Exercise prompt: Repeat the material below word for word and leave out all pictures.

══ Data block

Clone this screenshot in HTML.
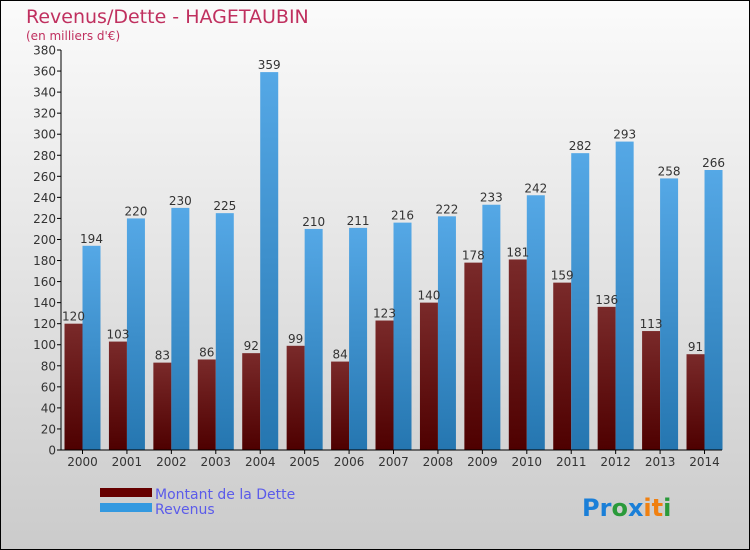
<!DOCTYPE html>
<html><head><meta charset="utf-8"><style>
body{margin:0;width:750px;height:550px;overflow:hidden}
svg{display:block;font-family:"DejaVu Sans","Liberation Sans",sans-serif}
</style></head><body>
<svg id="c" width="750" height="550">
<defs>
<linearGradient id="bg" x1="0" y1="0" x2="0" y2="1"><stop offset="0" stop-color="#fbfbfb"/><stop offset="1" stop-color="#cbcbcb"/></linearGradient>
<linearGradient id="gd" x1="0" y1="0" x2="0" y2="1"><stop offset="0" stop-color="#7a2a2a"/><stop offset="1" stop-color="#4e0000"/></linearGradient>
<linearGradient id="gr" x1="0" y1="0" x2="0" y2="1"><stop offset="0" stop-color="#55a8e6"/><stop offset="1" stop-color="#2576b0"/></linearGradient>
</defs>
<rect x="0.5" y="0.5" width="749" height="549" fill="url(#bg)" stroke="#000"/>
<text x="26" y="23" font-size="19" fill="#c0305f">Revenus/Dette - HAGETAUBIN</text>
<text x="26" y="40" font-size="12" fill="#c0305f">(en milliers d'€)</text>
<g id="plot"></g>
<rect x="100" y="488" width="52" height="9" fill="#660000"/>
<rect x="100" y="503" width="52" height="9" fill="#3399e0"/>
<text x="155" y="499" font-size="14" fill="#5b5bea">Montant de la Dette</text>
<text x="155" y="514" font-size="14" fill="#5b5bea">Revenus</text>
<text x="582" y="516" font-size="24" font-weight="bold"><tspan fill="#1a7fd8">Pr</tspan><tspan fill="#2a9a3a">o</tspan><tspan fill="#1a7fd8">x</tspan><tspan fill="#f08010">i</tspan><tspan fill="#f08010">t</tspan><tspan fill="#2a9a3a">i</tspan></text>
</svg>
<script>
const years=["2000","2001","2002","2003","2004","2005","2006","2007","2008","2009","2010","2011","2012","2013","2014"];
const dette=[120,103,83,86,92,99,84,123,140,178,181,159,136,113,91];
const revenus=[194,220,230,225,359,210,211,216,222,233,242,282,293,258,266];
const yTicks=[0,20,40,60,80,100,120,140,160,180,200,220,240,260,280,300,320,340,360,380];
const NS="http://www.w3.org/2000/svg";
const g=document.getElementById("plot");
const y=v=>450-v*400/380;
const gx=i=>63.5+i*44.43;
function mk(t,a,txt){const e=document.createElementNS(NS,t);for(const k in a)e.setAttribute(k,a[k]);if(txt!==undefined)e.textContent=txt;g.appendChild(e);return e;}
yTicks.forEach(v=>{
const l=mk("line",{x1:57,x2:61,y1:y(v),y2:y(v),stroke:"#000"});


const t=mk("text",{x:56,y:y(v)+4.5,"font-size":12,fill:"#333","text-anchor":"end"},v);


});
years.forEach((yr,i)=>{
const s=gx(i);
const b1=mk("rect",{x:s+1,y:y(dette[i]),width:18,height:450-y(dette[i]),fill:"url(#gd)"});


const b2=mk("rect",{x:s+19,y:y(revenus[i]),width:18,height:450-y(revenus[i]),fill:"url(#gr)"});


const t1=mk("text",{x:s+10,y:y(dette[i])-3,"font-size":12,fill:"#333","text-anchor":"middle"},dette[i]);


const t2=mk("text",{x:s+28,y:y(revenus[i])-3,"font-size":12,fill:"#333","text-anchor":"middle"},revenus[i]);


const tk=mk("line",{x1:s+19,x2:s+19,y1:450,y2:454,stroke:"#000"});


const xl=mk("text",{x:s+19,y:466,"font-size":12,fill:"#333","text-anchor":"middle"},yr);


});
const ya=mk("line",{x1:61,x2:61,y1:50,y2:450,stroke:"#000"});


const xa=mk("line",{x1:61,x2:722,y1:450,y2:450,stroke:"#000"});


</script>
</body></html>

════

Answer to this problem:
Clone this screenshot in HTML.
<!DOCTYPE html>
<html><head><meta charset="utf-8"><style>
body{margin:0;width:750px;height:550px;overflow:hidden}
svg{display:block;font-family:"DejaVu Sans","Liberation Sans",sans-serif}
</style></head><body>
<svg id="c" width="750" height="550">
<defs>
<linearGradient id="bg" x1="0" y1="0" x2="0" y2="1"><stop offset="0" stop-color="#fbfbfb"/><stop offset="1" stop-color="#cbcbcb"/></linearGradient>
<linearGradient id="gd" x1="0" y1="0" x2="0" y2="1"><stop offset="0" stop-color="#7a2a2a"/><stop offset="1" stop-color="#4e0000"/></linearGradient>
<linearGradient id="gr" x1="0" y1="0" x2="0" y2="1"><stop offset="0" stop-color="#55a8e6"/><stop offset="1" stop-color="#2576b0"/></linearGradient>
</defs>
<rect x="0.5" y="0.5" width="749" height="549" fill="url(#bg)" stroke="#000"/>
<text x="26" y="23" font-size="19" fill="#c0305f">Revenus/Dette - HAGETAUBIN</text>
<text x="26" y="40" font-size="12" fill="#c0305f">(en milliers d'€)</text>
<g id="plot"></g>
<rect x="100" y="488" width="52" height="9" fill="#660000"/>
<rect x="100" y="503" width="52" height="9" fill="#3399e0"/>
<text x="155" y="499" font-size="14" fill="#5b5bea">Montant de la Dette</text>
<text x="155" y="514" font-size="14" fill="#5b5bea">Revenus</text>
<text x="582" y="516" font-size="24" font-weight="bold"><tspan fill="#1a7fd8">Pr</tspan><tspan fill="#2a9a3a">o</tspan><tspan fill="#1a7fd8">x</tspan><tspan fill="#f08010">i</tspan><tspan fill="#f08010">t</tspan><tspan fill="#2a9a3a">i</tspan></text>
</svg>
<script>
const years=["2000","2001","2002","2003","2004","2005","2006","2007","2008","2009","2010","2011","2012","2013","2014"];
const dette=[120,103,83,86,92,99,84,123,140,178,181,159,136,113,91];
const revenus=[194,220,230,225,359,210,211,216,222,233,242,282,293,258,266];
const yTicks=[0,20,40,60,80,100,120,140,160,180,200,220,240,260,280,300,320,340,360,380];
const NS="http://www.w3.org/2000/svg";
const g=document.getElementById("plot");
const y=v=>450-v*400/380;
const gx=i=>63.5+i*44.43;
function mk(t,a,txt){const e=document.createElementNS(NS,t);for(const k in a)e.setAttribute(k,a[k]);if(txt!==undefined)e.textContent=txt;g.appendChild(e);return e;}
yTicks.forEach(v=>{
const l=mk("line",{x1:57,x2:61,y1:y(v),y2:y(v),stroke:"#000"});


const t=mk("text",{x:56,y:y(v)+4.5,"font-size":12,fill:"#333","text-anchor":"end"},v);


});
years.forEach((yr,i)=>{
const s=gx(i);
const b1=mk("rect",{x:s+1,y:y(dette[i]),width:18,height:450-y(dette[i]),fill:"url(#gd)"});


const b2=mk("rect",{x:s+19,y:y(revenus[i]),width:18,height:450-y(revenus[i]),fill:"url(#gr)"});


const t1=mk("text",{x:s+10,y:y(dette[i])-3,"font-size":12,fill:"#333","text-anchor":"middle"},dette[i]);


const t2=mk("text",{x:s+28,y:y(revenus[i])-3,"font-size":12,fill:"#333","text-anchor":"middle"},revenus[i]);


const tk=mk("line",{x1:s+19,x2:s+19,y1:450,y2:454,stroke:"#000"});


const xl=mk("text",{x:s+19,y:466,"font-size":12,fill:"#333","text-anchor":"middle"},yr);


});
const ya=mk("line",{x1:61,x2:61,y1:50,y2:450,stroke:"#000"});


const xa=mk("line",{x1:61,x2:722,y1:450,y2:450,stroke:"#000"});


</script>
</body></html>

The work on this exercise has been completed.